We could recreate this prosperity with a similar commitment to a national high-speed rail system. It wouldn’t have to replace cars. I wouldn’t even want it to; like most people I love the autonomy of the automobile.
But high speed rail would be an additional and exciting choice in transportation. It would make it easier for urban dwellers to visit pastoral places of natural beauty, like Rutherford County, and for rural citizens to zip in to the glittering big city for a day.
Most important, just as the interstate highway system and automobiles touched off a decades-long economic boom with the building of new towns and shopping areas and neighborhoods, so too would the energetic construction of high-speed rail corridors.

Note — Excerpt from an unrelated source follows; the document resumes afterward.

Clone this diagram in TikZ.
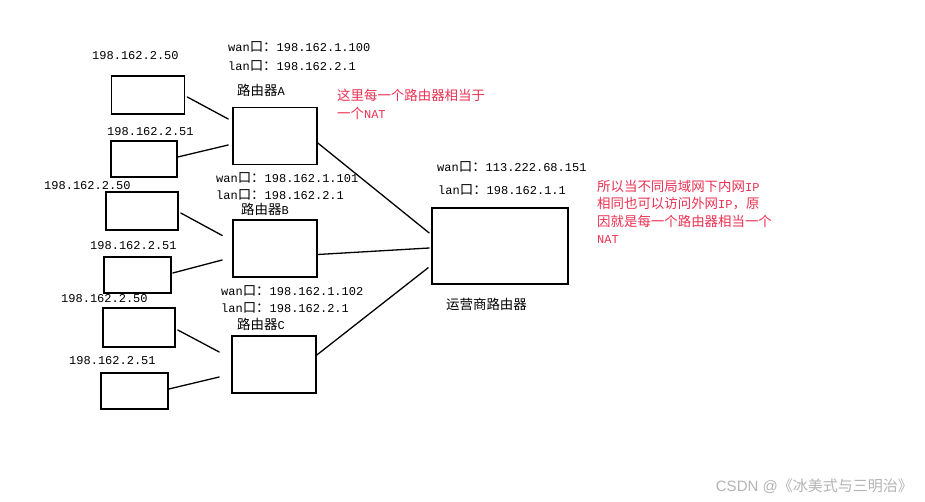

Incidentally, this would also result in a full-fledged rebounding of the American manufacturing industry – that is, if we committed to manufacturing and assembling these trains in our own country.
Anyway, back to sunny St. Pete Beach. As a fan of 20th century vintage, I’m thoroughly enjoying the place. There are still motor courts on the beach with names like “The Bon-Aire” and of course, all this great retro architecture that recalls a time when our towns and citizens were trim and purposeful and headed toward a deservedly good future.
We still could be. We just have to believe in that America again – and as my friend would say, buy it back.